Já a presidente do STF, ministra Cármen Lúcia, marcou para o dia 11 de outubro o julgamento, pelo plenário da Corte, de uma ação direta de inconstitucionalidade ajuizada no ano passado pelo Partido Progressista (PP), Partido Social Cristão (PSC) e o Solidariedade (SD) que trata do afastamento de parlamentares. Nessa sexta-feira, o ministro Edson Fachin, relator da ação, liberou o processo para julgamento. Decisões que vieram após reuniões as pressas com os questionamentos intermitentes do afastamento e recolhimento do senador tucano. Um arranjo político para sanar a dúvida jurídica em torno desta decisão e de outras que podem surgir. O que caracterizou e evidenciou também que esse acordo na particularidade da interpretação de cada instituição não deve ultrapassar a linha de poder. Mesmo que essa decisão venha do órgão máximo do poder judiciário.
A resposta de ação versus reação, mas que tudo vai ficar como está, confortável para os personagens deste embate, foi constrangedora e pontuou mais uma vez a possibilidade de uma crise grave que tentam esconder. Os presidentes das duas casas, Cármen e Eunício agiram rápido para acalmar os ânimos nas duas esferas. Já vimos casos que enfraqueceu uma decisão STF, com que envolveu o ex-presidente do Senado, Renan Calheiros em 2016, que teve respaldo jurídico e apoio para não assinar a notificação sobre a decisão liminar (provisória) do ministro Marco Aurélio Mello de afastá-lo do comando do Senado. A solidariedade a ele foi grande, inclusive a do presidente Temer na epoca.
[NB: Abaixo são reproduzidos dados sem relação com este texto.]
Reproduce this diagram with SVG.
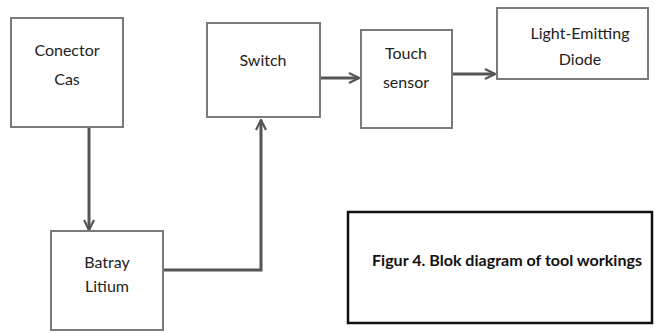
<svg xmlns="http://www.w3.org/2000/svg" width="655" height="333" viewBox="0 0 655 333">
<defs>
<style>
.box{fill:#fff;stroke:#7a7a7a;stroke-width:2}
.lbl{font-family:Lato,"Liberation Sans",sans-serif;font-size:16px;fill:#222;text-anchor:middle}
.con{fill:none;stroke:#555;stroke-width:3}
.cap{font-family:Lato,"Liberation Sans",sans-serif;font-size:15px;font-weight:bold;fill:#111}
</style>
<marker id="ah" viewBox="0 0 12 12" refX="11" refY="6" markerWidth="12" markerHeight="12" markerUnits="userSpaceOnUse" orient="auto">
<path d="M1,1 L11,6 L1,11" fill="none" stroke="#555" stroke-width="2.2"/>
</marker>
</defs>
<rect width="655" height="333" fill="#fff"/>
<g id="connectors">
<line class="con" x1="89" y1="127" x2="89" y2="230" marker-end="url(#ah)"/>
<polyline class="con" points="163,270 261,270 261,120" marker-end="url(#ah)"/>
<line class="con" x1="320" y1="78" x2="359" y2="78" marker-end="url(#ah)"/>
<line class="con" x1="452" y1="74" x2="495" y2="74" marker-end="url(#ah)"/>
</g>
<g id="conector-cas">
<rect class="box" x="11" y="18" width="112" height="109"/>
<text class="lbl" x="67" y="56">Conector</text>
<text class="lbl" x="67" y="85">Cas</text>
</g>
<g id="batray-litium">
<rect class="box" x="51" y="231" width="112" height="99"/>
<text class="lbl" x="107" y="268">Batray</text>
<text class="lbl" x="107" y="292">Litium</text>
</g>
<g id="switch">
<rect class="box" x="207" y="23" width="113" height="94"/>
<text class="lbl" x="263" y="66">Switch</text>
</g>
<g id="touch-sensor">
<rect class="box" x="361" y="30" width="91" height="98"/>
<text class="lbl" x="406" y="59">Touch</text>
<text class="lbl" x="406" y="88">sensor</text>
</g>
<g id="led">
<rect class="box" x="497" y="8" width="151" height="71"/>
<text class="lbl" x="580" y="39">Light-Emitting</text>
<text class="lbl" x="580" y="65">Diode</text>
</g>
<g id="caption">
<rect x="348" y="212" width="304" height="111" fill="none" stroke="#111" stroke-width="2.5"/>
<text class="cap" x="372" y="266" textLength="270" lengthAdjust="spacingAndGlyphs">Figur 4. Blok diagram of tool workings</text>
</g>
</svg>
A saída hoje foi marcar o posicionamento de cada um, com as pautas agendadas nas duas casas na semana que vem. Uma resposta importante para a sociedade e mostrar que se está tudo afinado e que ninguém indefere no poder do outro até que algum calo seja pisado.
Cabe ao Senado agora postegar a reunião do dia 3 ou articular bem no fim de semana antes do resultado da votação no Supremo da ação direta de inconstitucionalidade.
Liquidar o assunto é a palavra de ordem. A situação para estagnar a sangria já foi criada, agora é saber quem vai continuar no tom pacificador e qual lado vai beneficiar os donos desse cabo de guerra.